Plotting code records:
::::
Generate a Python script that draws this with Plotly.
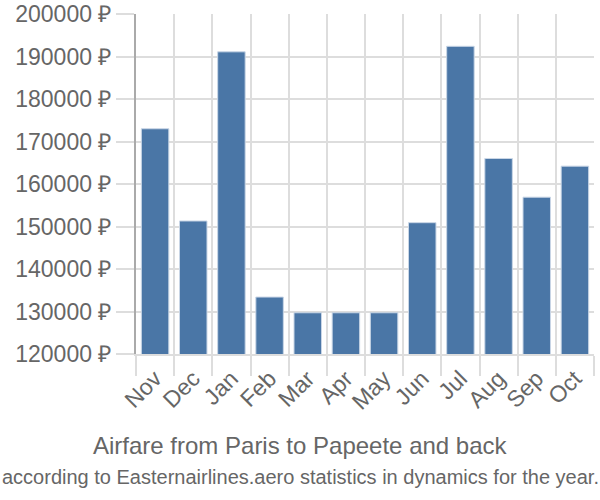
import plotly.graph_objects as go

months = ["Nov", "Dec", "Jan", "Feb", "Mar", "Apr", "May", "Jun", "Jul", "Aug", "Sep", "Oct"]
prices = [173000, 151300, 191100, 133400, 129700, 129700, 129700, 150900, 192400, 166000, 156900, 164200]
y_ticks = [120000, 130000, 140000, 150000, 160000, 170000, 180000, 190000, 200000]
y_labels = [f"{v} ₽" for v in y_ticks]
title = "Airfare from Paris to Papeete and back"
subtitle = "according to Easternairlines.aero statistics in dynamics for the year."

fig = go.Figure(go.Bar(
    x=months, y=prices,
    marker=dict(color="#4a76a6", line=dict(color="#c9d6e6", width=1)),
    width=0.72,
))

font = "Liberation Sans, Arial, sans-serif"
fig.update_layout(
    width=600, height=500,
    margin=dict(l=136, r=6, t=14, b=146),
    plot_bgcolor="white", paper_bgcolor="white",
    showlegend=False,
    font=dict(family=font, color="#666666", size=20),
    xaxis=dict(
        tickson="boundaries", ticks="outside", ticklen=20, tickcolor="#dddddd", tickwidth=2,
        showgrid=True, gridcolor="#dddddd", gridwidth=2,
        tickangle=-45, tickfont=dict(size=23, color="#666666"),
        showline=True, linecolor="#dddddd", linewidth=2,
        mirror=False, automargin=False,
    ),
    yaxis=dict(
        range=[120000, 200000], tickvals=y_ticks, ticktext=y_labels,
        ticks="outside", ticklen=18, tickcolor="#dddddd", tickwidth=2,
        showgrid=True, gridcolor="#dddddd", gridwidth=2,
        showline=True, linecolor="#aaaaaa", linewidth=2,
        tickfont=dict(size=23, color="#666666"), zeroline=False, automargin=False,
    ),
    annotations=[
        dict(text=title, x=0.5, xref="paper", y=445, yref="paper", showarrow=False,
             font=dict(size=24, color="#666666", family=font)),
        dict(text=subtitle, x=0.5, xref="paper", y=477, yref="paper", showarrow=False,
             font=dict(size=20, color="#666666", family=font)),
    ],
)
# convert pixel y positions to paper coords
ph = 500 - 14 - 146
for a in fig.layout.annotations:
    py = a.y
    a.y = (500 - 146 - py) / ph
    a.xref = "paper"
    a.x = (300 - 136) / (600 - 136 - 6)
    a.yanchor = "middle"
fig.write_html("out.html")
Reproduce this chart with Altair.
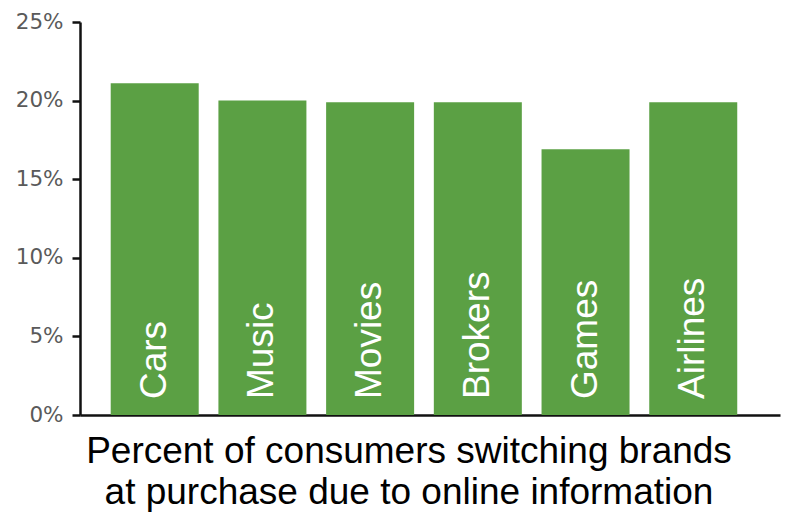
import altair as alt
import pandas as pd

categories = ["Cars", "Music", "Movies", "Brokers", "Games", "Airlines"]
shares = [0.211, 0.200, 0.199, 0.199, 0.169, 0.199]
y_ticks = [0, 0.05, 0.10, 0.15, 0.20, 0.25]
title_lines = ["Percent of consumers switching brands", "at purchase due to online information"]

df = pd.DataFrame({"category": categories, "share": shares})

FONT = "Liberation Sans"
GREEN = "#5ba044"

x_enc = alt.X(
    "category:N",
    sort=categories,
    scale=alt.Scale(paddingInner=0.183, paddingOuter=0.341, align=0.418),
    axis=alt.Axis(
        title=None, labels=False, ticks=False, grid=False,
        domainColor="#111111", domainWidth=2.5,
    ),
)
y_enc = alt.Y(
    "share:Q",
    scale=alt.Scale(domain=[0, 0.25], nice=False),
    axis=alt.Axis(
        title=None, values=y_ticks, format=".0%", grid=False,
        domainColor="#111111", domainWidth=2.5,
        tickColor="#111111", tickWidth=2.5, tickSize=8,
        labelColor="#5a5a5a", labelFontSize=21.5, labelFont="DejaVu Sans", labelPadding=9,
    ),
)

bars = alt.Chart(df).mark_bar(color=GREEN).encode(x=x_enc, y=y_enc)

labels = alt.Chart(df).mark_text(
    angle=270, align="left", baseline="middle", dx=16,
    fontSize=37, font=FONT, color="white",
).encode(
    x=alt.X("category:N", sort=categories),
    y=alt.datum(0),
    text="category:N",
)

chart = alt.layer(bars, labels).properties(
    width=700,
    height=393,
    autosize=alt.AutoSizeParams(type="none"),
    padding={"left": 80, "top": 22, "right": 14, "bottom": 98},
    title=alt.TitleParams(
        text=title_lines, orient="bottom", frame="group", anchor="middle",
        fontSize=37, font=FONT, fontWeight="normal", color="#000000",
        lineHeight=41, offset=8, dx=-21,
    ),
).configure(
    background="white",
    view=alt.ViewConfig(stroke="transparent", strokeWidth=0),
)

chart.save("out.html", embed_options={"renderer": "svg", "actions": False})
::::
EXERCISE
Reproduce the material word for word. Any pictures should be left out of the copy.

EXPECTED ANSWER
Generate a Python script that draws this with Plotly.
import plotly.graph_objects as go

months = ["Nov", "Dec", "Jan", "Feb", "Mar", "Apr", "May", "Jun", "Jul", "Aug", "Sep", "Oct"]
prices = [173000, 151300, 191100, 133400, 129700, 129700, 129700, 150900, 192400, 166000, 156900, 164200]
y_ticks = [120000, 130000, 140000, 150000, 160000, 170000, 180000, 190000, 200000]
y_labels = [f"{v} ₽" for v in y_ticks]
title = "Airfare from Paris to Papeete and back"
subtitle = "according to Easternairlines.aero statistics in dynamics for the year."

fig = go.Figure(go.Bar(
    x=months, y=prices,
    marker=dict(color="#4a76a6", line=dict(color="#c9d6e6", width=1)),
    width=0.72,
))

font = "Liberation Sans, Arial, sans-serif"
fig.update_layout(
    width=600, height=500,
    margin=dict(l=136, r=6, t=14, b=146),
    plot_bgcolor="white", paper_bgcolor="white",
    showlegend=False,
    font=dict(family=font, color="#666666", size=20),
    xaxis=dict(
        tickson="boundaries", ticks="outside", ticklen=20, tickcolor="#dddddd", tickwidth=2,
        showgrid=True, gridcolor="#dddddd", gridwidth=2,
        tickangle=-45, tickfont=dict(size=23, color="#666666"),
        showline=True, linecolor="#dddddd", linewidth=2,
        mirror=False, automargin=False,
    ),
    yaxis=dict(
        range=[120000, 200000], tickvals=y_ticks, ticktext=y_labels,
        ticks="outside", ticklen=18, tickcolor="#dddddd", tickwidth=2,
        showgrid=True, gridcolor="#dddddd", gridwidth=2,
        showline=True, linecolor="#aaaaaa", linewidth=2,
        tickfont=dict(size=23, color="#666666"), zeroline=False, automargin=False,
    ),
    annotations=[
        dict(text=title, x=0.5, xref="paper", y=445, yref="paper", showarrow=False,
             font=dict(size=24, color="#666666", family=font)),
        dict(text=subtitle, x=0.5, xref="paper", y=477, yref="paper", showarrow=False,
             font=dict(size=20, color="#666666", family=font)),
    ],
)
# convert pixel y positions to paper coords
ph = 500 - 14 - 146
for a in fig.layout.annotations:
    py = a.y
    a.y = (500 - 146 - py) / ph
    a.xref = "paper"
    a.x = (300 - 136) / (600 - 136 - 6)
    a.yanchor = "middle"
fig.write_html("out.html")
Reproduce this chart with Altair.
import altair as alt
import pandas as pd

categories = ["Cars", "Music", "Movies", "Brokers", "Games", "Airlines"]
shares = [0.211, 0.200, 0.199, 0.199, 0.169, 0.199]
y_ticks = [0, 0.05, 0.10, 0.15, 0.20, 0.25]
title_lines = ["Percent of consumers switching brands", "at purchase due to online information"]

df = pd.DataFrame({"category": categories, "share": shares})

FONT = "Liberation Sans"
GREEN = "#5ba044"

x_enc = alt.X(
    "category:N",
    sort=categories,
    scale=alt.Scale(paddingInner=0.183, paddingOuter=0.341, align=0.418),
    axis=alt.Axis(
        title=None, labels=False, ticks=False, grid=False,
        domainColor="#111111", domainWidth=2.5,
    ),
)
y_enc = alt.Y(
    "share:Q",
    scale=alt.Scale(domain=[0, 0.25], nice=False),
    axis=alt.Axis(
        title=None, values=y_ticks, format=".0%", grid=False,
        domainColor="#111111", domainWidth=2.5,
        tickColor="#111111", tickWidth=2.5, tickSize=8,
        labelColor="#5a5a5a", labelFontSize=21.5, labelFont="DejaVu Sans", labelPadding=9,
    ),
)

bars = alt.Chart(df).mark_bar(color=GREEN).encode(x=x_enc, y=y_enc)

labels = alt.Chart(df).mark_text(
    angle=270, align="left", baseline="middle", dx=16,
    fontSize=37, font=FONT, color="white",
).encode(
    x=alt.X("category:N", sort=categories),
    y=alt.datum(0),
    text="category:N",
)

chart = alt.layer(bars, labels).properties(
    width=700,
    height=393,
    autosize=alt.AutoSizeParams(type="none"),
    padding={"left": 80, "top": 22, "right": 14, "bottom": 98},
    title=alt.TitleParams(
        text=title_lines, orient="bottom", frame="group", anchor="middle",
        fontSize=37, font=FONT, fontWeight="normal", color="#000000",
        lineHeight=41, offset=8, dx=-21,
    ),
).configure(
    background="white",
    view=alt.ViewConfig(stroke="transparent", strokeWidth=0),
)

chart.save("out.html", embed_options={"renderer": "svg", "actions": False})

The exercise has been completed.